NVIDIA’s edge platforms deliver low-latency insights across industries, reducing reliance on the cloud and improving operational performance.
Seagate deploys NVIDIA EGX for disk inspection, achieving 10% throughput gains and 300% ROI by detecting defects beyond human capability.
In mobility, NVIDIA Drive Hyperion and Cosmos support Uber’s 100,000 Level-4 autonomous vehicles by 2027.
Dara Khosrowshahi, CEO of Uber, says: “NVIDIA is the backbone of the AI era and is now fully harnessing that innovation to unleash L4 autonomy at enormous scale, while making it easier for NVIDIA-empowered AVs to be deployed on Uber.
“Autonomous mobility will transform our cities for the better and we’re thrilled to partner with NVIDIA to help make that vision a reality.”
Enterprise, government and infrastructure applications
NVIDIA’s platforms extend to national infrastructure and enterprise AI. Seven Department of Energy supercomputers integrate NVQLink, fusing quantum processors with GPUs via CUDA-Q for hybrid edge simulations.

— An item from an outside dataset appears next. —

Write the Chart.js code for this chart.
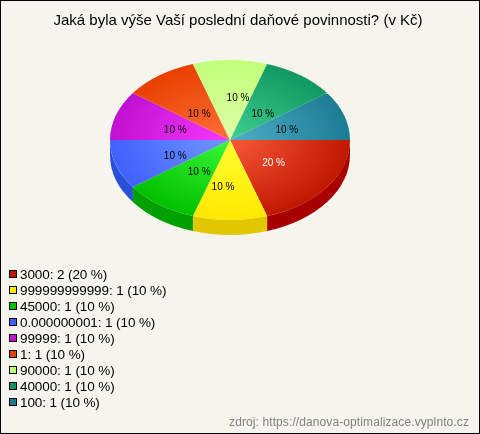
<!DOCTYPE html>
<html>
<head>
<meta charset="utf-8">
<style>
	html, body { margin: 0; padding: 0; background: #f5f5ed; }
	canvas { display: block; }
</style>
<script src="https://cdn.jsdelivr.net/npm/chart.js@4"></script>
</head>
<body>
<canvas id="taxChart" width="480" height="434"></canvas>
<script>
const chartTitle = "Jaká byla výše Vaší poslední daňové povinnosti? (v Kč)";
const sourceText = "zdroj: https://danova-optimalizace.vyplnto.cz";
const categories = ["3000", "999999999999", "45000", "0.000000001", "99999", "1", "90000", "40000", "100"];
const counts = [2, 1, 1, 1, 1, 1, 1, 1, 1];

const innerColors = ["#f85838", "#ffff30", "#38f838", "#7098ff", "#f838ff", "#ff7038", "#e0ffa8", "#40d090", "#50b0c8"];
const outerColors = ["#c01800", "#ffe800", "#00c000", "#4060ff", "#c010d0", "#e84000", "#c0ff78", "#109860", "#1c7c94"];
const sideColors = ["#a80000", "#e0c800", "#00a000", "#2850d8"];
const swatchColors = outerColors;
const labelColors = ["#ffffff", "#000000", "#000000", "#000000", "#000000", "#000000", "#000000", "#000000", "#000000"];
const labelNudges = [[-3, 1], [-7, 9], [3, 1], [0, 4], [0, 2], [3, 5], [8, -3], [-1, 5], [2, 2]];

const FONT = '"Liberation Sans", Arial, sans-serif';
const BG = "#f5f5ed";
const SQUASH = 2 / 3;
const DEPTH = 15;

const total = counts.reduce((a, b) => a + b, 0);
const pct = v => Math.round(v / total * 100);

function sliceGradient(ctx) {
	const area = ctx.chart.chartArea;
	if (!area) return outerColors[ctx.dataIndex];
	const x = (area.left + area.right) / 2;
	const y = (area.top + area.bottom) / 2;
	const g = ctx.chart.ctx.createRadialGradient(x, y, 0, x, y, area.width / 2);
	g.addColorStop(0, innerColors[ctx.dataIndex]);
	g.addColorStop(1, outerColors[ctx.dataIndex]);
	return g;
}

const pie3d = {
	id: "pie3d",
	beforeDraw(chart) {
		const c = chart.ctx;
		c.save();
		c.fillStyle = BG;
		c.fillRect(0, 0, chart.width, chart.height);
		c.restore();
	},
	beforeDatasetsDraw(chart) {
		const c = chart.ctx;
		const arcs = chart.getDatasetMeta(0).data;
		c.save();
		// side wall of the front half
		arcs.forEach((arc, i) => {
			if (arc.startAngle >= Math.PI - 0.001) return;
			const rx = arc.outerRadius, ry = rx * SQUASH;
			const a0 = arc.startAngle, a1 = Math.min(arc.endAngle, Math.PI);
			const cy = arc.y;
			c.beginPath();
			c.ellipse(arc.x, cy, rx, ry, 0, a0, a1);
			c.ellipse(arc.x, cy + DEPTH, rx, ry, 0, a1, a0, true);
			c.closePath();
			c.fillStyle = sideColors[i];
			c.fill();
		});
		c.restore();
		// squash the flat pie into an ellipse
		const cy = arcs[0].y;
		c.save();
		c.translate(0, cy);
		c.scale(1, SQUASH);
		c.translate(0, -cy);
	},
	afterDatasetsDraw(chart) {
		const c = chart.ctx;
		c.restore();
		const arcs = chart.getDatasetMeta(0).data;
		c.save();
		c.font = "10px " + FONT;
		c.textAlign = "center";
		c.textBaseline = "middle";
		arcs.forEach((arc, i) => {
			const mid = (arc.startAngle + arc.endAngle) / 2;
			const r = arc.outerRadius * 0.48;
			const x = arc.x + Math.cos(mid) * r + labelNudges[i][0];
			const y = arc.y + Math.sin(mid) * r * SQUASH + labelNudges[i][1];
			c.fillStyle = labelColors[i];
			c.fillText(pct(counts[i]) + " %", x, y);
		});
		c.restore();
	},
	afterDraw(chart) {
		const c = chart.ctx;
		c.save();
		c.textBaseline = "alphabetic";
		// title
		c.fillStyle = "#000000";
		c.font = "15px " + FONT;
		c.textAlign = "center";
		c.fillText(chartTitle, 238, 25);
		// legend
		c.font = "13.5px " + FONT;
		c.letterSpacing = "-0.1px";
		c.textAlign = "left";
		categories.forEach((cat, i) => {
			const y = 274 + i * 16;
			c.fillStyle = swatchColors[i];
			c.fillRect(9, y - 4, 8, 8);
			c.strokeStyle = "#000000";
			c.lineWidth = 1;
			c.strokeRect(9.5, y - 3.5, 7, 7);
			c.fillStyle = "#000000";
			c.fillText(cat + ": " + counts[i] + " (" + pct(counts[i]) + " %)", 20, y + 5);
		});
		// source
		c.fillStyle = "#808080";
		c.font = "12px " + FONT;
		c.letterSpacing = "0.1px";
		c.textAlign = "right";
		c.fillText(sourceText, 469, 426);
		c.letterSpacing = "0px";
		// frame
		c.strokeStyle = "#000000";
		c.lineWidth = 1;
		c.strokeRect(0.5, 0.5, chart.width - 1, chart.height - 1);
		c.restore();
	}
};

new Chart(document.getElementById("taxChart"), {
	type: "pie",
	data: {
		labels: categories,
		datasets: [{
			data: counts,
			backgroundColor: sliceGradient,
			borderWidth: 0
		}]
	},
	options: {
		responsive: false,
		animation: false,
		rotation: 90,
		layout: { padding: { left: 110, right: 130, top: 20, bottom: 174 } },
		plugins: {
			legend: { display: false },
			title: { display: false },
			tooltip: { enabled: false }
		}
	},
	plugins: [pie3d]
});
</script>
</body>
</html>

Palantir leverages NVIDIA’s CUDA-X and Nemotron models in its Ontology platform.
Alex Karp, Co-Founder and CEO of Palantir Technologies, says: “Palantir is focused on deploying AI that delivers immediate, asymmetric value to our customers.
“We are proud to partner with NVIDIA to fuse our AI-driven decision intelligence systems with the world’s most advanced AI infrastructure.”
These partnerships showcase how NVIDIA combines hardware and software to deliver AI at the edge, enabling real-time decision-making and reducing dependency on centralised cloud infrastructure.
By integrating AI processing close to data sources, organisations can achieve efficiency, speed and sustainability gains that were previously impossible.
The company’s success in edge computing forms the foundation of its US$5tn valuation.
From AI-powered factories and autonomous vehicles to telecom networks and national supercomputers, NVIDIA is cementing itself as a leading architect of the AI and edge era.
Its GPUs, platforms and collaborations demonstrate that the company’s influence extends beyond valuation into practical deployments that transform industries worldwide.